Minneapolis City Council policies create winners and losers

With new bike lanes proposed, most of the losers will be local businesses.

By Timothy Kleinpaste

April 18, 2021 at 10:20PM
573505795
Bike lanes will hurt, not help, businesses on Hennepin Avenue, the writer says. (ALEX KORMANN • alex.kormann@startribune.com/The Minnesota Star Tribune)

I am with the businesspeople regarding their concerns over losing parking on Hennepin Avenue with no alternative provided ("Less parking will mean more street life," Opinion Exchange, April 13).

If you want to see how well bike lanes help business, look no further than the short stretch on Hennepin between Lake and 31st Street. Many businesses there now seem to have the same name: "Space for Lease." In the April 5 article ("Businesses fear losing parking on Hennepin"), project manager Becca Hughes grossly understated the failure of the design. She would have been more correct to say the plan was to recreate downtown Bloomington in Uptown Minneapolis.

What are you going to believe? Your own eyes looking at the signs in the windows, or some false equivalence study that an advocate cherry-picks to support her argument?

The half-baked plans for Hennepin raise other concerns beyond the local business impact:

1) Safety: It has never made any sense to me that the "safest" lanes for bicyclists are created by compacting the most heavily trafficked arteries in the city, which in turn will likely push vehicular traffic into the neighborhoods and off the arteries designed to keep them out (or plug up traffic, like 26th Street). How is that safer?

2) Cost and maintenance: The reason most bike lanes are on the most heavily traveled arteries is because these routes are technically state roads and are financed via the State Transportation Committees in the House and Senate, not the city, so it is cheaper for the city to place bike paths there.

Out of the cost of a gallon of gas, 48 cents goes to roads in Minnesota by law. What is the recurring revenue source to cover cost and maintenance of these bike paths? There is no plan to pay for and maintain this that even closely resembles the "user tax" on gasoline. Replacing that revenue in a fair and equitable manner is an important concern that deserves an honest answer.
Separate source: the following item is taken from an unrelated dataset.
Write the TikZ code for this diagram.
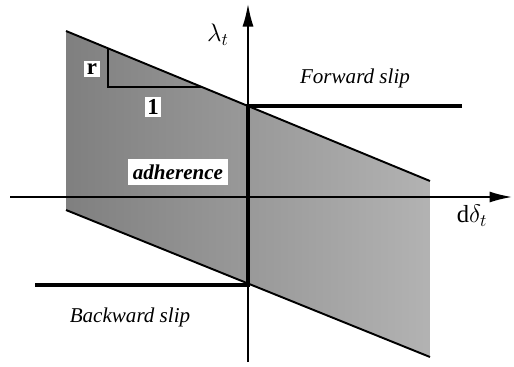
\documentclass[tikz,border=0pt]{standalone}
\usepackage{fontspec}
\setmainfont{Liberation Serif}
\usetikzlibrary{arrows.meta, positioning}
\tikzset{
  axis/.style={-{Latex[length=4.5mm,width=2.2mm]}, line width=0.9pt},
  bandedge/.style={line width=1.1pt},
  slipline/.style={line width=2.8pt, line join=miter},
  slopeline/.style={line width=0.8pt},
  region/.style={font=\itshape\fontsize{12}{14}\selectfont, inner sep=1pt},
  tag/.style={fill=white, inner sep=1.5pt, font=\bfseries\fontsize{13}{15}\selectfont},
  axislabel/.style={font=\fontsize{14}{16}\selectfont, inner sep=1pt}
}
\begin{document}
\begin{tikzpicture}[x=0.02cm, y=-0.02cm]
  \useasboundingbox (0,0) rectangle (514,366);

  % adherence band
  \coordinate (ul) at (66,31);
  \coordinate (ur) at (430,181);
  \coordinate (lr) at (430,357);
  \coordinate (ll) at (66,210);
  \shade[left color=black!50, right color=black!30] (ul) -- (ur) -- (lr) -- (ll) -- cycle;
  \draw[bandedge] (ul) -- (ur);
  \draw[bandedge] (ll) -- (lr);

  % axes
  \coordinate (xstart) at (10,197);
  \coordinate (xend) at (512,197);
  \coordinate (ystart) at (248,362);
  \coordinate (yend) at (248,4);
  \draw[axis] (xstart) -- (xend);
  \draw[axis] (ystart) -- (yend);
  \node[axislabel] (lam) at (218,35) {$\lambda_t$};
  \node[axislabel] (ddelta) at (472,216) {$\mathrm{d}\delta_t$};

  % slope triangle
  \coordinate (t1) at (108,48.3);
  \coordinate (t2) at (108,87);
  \coordinate (t3) at (202,87);
  \draw[slopeline] (t1) -- (t2) -- (t3);
  \node[tag] (rr) at (92,69) {r};
  \node[tag] (one) at (153,107) {1};

  % slip laws
  \coordinate (fwd) at (462,106);
  \coordinate (o1) at (248,106);
  \coordinate (o2) at (248,285);
  \coordinate (bwd) at (35,285);
  \draw[slipline] (fwd) -- (o1) -- (o2) -- (bwd);

  % regions
  \node[tag, font=\bfseries\itshape\fontsize{12}{14}\selectfont, inner xsep=3pt, inner ysep=3pt] (adh) at (178,172) {adherence};
  \node[region] (fslip) at (355,78) {Forward slip};
  \node[region] (bslip) at (130,317) {Backward slip};
\end{tikzpicture}
\end{document}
This is a real city with real consequences to the choices of the current City Council (some of whom are leaving rather than sticking around to raise this baby). This is not Sim City where no one pays taxes. Here, the City Council creates winners and losers (mainly losers) in the business districts affected.

I am tired of the false equivalence marketing the proponents toss at us. It is all smoke.

I want real answers to real concerns and, so far, no answers or ideas regarding safety and cost are part of the public discourse.

Timothy Kleinpaste lives in Minneapolis.